Supplied data:

>>>

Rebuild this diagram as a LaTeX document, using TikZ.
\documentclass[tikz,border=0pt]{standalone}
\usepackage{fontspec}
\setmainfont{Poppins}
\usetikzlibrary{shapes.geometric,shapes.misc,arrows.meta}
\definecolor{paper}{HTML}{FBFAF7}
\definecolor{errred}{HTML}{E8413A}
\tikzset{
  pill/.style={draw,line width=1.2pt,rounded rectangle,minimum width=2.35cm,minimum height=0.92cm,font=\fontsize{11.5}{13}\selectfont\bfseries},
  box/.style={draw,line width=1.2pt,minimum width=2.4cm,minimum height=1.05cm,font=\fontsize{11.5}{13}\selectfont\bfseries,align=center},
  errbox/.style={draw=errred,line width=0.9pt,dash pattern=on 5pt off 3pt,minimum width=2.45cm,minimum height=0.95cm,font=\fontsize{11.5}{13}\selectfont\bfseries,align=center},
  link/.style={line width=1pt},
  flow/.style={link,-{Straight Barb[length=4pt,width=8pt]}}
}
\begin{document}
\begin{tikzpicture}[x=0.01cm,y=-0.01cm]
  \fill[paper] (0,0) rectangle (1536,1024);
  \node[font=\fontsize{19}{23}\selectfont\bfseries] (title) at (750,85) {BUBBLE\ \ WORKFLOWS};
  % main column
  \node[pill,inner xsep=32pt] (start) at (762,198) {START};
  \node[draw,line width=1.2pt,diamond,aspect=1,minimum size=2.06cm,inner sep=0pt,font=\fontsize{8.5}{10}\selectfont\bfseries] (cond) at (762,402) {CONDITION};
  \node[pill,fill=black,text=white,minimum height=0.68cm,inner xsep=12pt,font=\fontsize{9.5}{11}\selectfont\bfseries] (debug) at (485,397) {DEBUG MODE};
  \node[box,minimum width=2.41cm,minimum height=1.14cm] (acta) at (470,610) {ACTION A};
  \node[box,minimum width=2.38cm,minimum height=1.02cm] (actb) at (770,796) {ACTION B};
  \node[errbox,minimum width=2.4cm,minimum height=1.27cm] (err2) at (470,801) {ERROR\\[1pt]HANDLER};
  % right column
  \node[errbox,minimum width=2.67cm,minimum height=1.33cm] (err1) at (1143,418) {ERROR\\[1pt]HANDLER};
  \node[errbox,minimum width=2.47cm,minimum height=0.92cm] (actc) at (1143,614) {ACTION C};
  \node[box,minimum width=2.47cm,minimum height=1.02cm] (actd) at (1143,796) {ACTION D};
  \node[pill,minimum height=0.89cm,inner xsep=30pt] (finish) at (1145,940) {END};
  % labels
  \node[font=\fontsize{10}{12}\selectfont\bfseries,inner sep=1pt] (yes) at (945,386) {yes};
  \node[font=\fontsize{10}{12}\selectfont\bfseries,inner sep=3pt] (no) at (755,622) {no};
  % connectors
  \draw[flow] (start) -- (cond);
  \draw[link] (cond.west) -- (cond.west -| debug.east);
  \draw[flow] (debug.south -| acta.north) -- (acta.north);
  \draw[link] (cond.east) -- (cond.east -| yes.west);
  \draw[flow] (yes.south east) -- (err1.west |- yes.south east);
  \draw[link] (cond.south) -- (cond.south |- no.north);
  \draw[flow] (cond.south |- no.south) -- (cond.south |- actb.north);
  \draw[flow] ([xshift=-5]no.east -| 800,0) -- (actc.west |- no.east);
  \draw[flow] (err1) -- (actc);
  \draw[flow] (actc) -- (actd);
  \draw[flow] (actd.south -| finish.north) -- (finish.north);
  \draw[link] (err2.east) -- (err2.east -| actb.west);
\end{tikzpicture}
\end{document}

<<<

Work instructions: Repeat the data precisely, line by line.

The completed task:
Rebuild this diagram as a LaTeX document, using TikZ.
\documentclass[tikz,border=0pt]{standalone}
\usepackage{fontspec}
\setmainfont{Poppins}
\usetikzlibrary{shapes.geometric,shapes.misc,arrows.meta}
\definecolor{paper}{HTML}{FBFAF7}
\definecolor{errred}{HTML}{E8413A}
\tikzset{
  pill/.style={draw,line width=1.2pt,rounded rectangle,minimum width=2.35cm,minimum height=0.92cm,font=\fontsize{11.5}{13}\selectfont\bfseries},
  box/.style={draw,line width=1.2pt,minimum width=2.4cm,minimum height=1.05cm,font=\fontsize{11.5}{13}\selectfont\bfseries,align=center},
  errbox/.style={draw=errred,line width=0.9pt,dash pattern=on 5pt off 3pt,minimum width=2.45cm,minimum height=0.95cm,font=\fontsize{11.5}{13}\selectfont\bfseries,align=center},
  link/.style={line width=1pt},
  flow/.style={link,-{Straight Barb[length=4pt,width=8pt]}}
}
\begin{document}
\begin{tikzpicture}[x=0.01cm,y=-0.01cm]
  \fill[paper] (0,0) rectangle (1536,1024);
  \node[font=\fontsize{19}{23}\selectfont\bfseries] (title) at (750,85) {BUBBLE\ \ WORKFLOWS};
  % main column
  \node[pill,inner xsep=32pt] (start) at (762,198) {START};
  \node[draw,line width=1.2pt,diamond,aspect=1,minimum size=2.06cm,inner sep=0pt,font=\fontsize{8.5}{10}\selectfont\bfseries] (cond) at (762,402) {CONDITION};
  \node[pill,fill=black,text=white,minimum height=0.68cm,inner xsep=12pt,font=\fontsize{9.5}{11}\selectfont\bfseries] (debug) at (485,397) {DEBUG MODE};
  \node[box,minimum width=2.41cm,minimum height=1.14cm] (acta) at (470,610) {ACTION A};
  \node[box,minimum width=2.38cm,minimum height=1.02cm] (actb) at (770,796) {ACTION B};
  \node[errbox,minimum width=2.4cm,minimum height=1.27cm] (err2) at (470,801) {ERROR\\[1pt]HANDLER};
  % right column
  \node[errbox,minimum width=2.67cm,minimum height=1.33cm] (err1) at (1143,418) {ERROR\\[1pt]HANDLER};
  \node[errbox,minimum width=2.47cm,minimum height=0.92cm] (actc) at (1143,614) {ACTION C};
  \node[box,minimum width=2.47cm,minimum height=1.02cm] (actd) at (1143,796) {ACTION D};
  \node[pill,minimum height=0.89cm,inner xsep=30pt] (finish) at (1145,940) {END};
  % labels
  \node[font=\fontsize{10}{12}\selectfont\bfseries,inner sep=1pt] (yes) at (945,386) {yes};
  \node[font=\fontsize{10}{12}\selectfont\bfseries,inner sep=3pt] (no) at (755,622) {no};
  % connectors
  \draw[flow] (start) -- (cond);
  \draw[link] (cond.west) -- (cond.west -| debug.east);
  \draw[flow] (debug.south -| acta.north) -- (acta.north);
  \draw[link] (cond.east) -- (cond.east -| yes.west);
  \draw[flow] (yes.south east) -- (err1.west |- yes.south east);
  \draw[link] (cond.south) -- (cond.south |- no.north);
  \draw[flow] (cond.south |- no.south) -- (cond.south |- actb.north);
  \draw[flow] ([xshift=-5]no.east -| 800,0) -- (actc.west |- no.east);
  \draw[flow] (err1) -- (actc);
  \draw[flow] (actc) -- (actd);
  \draw[flow] (actd.south -| finish.north) -- (finish.north);
  \draw[link] (err2.east) -- (err2.east -| actb.west);
\end{tikzpicture}
\end{document}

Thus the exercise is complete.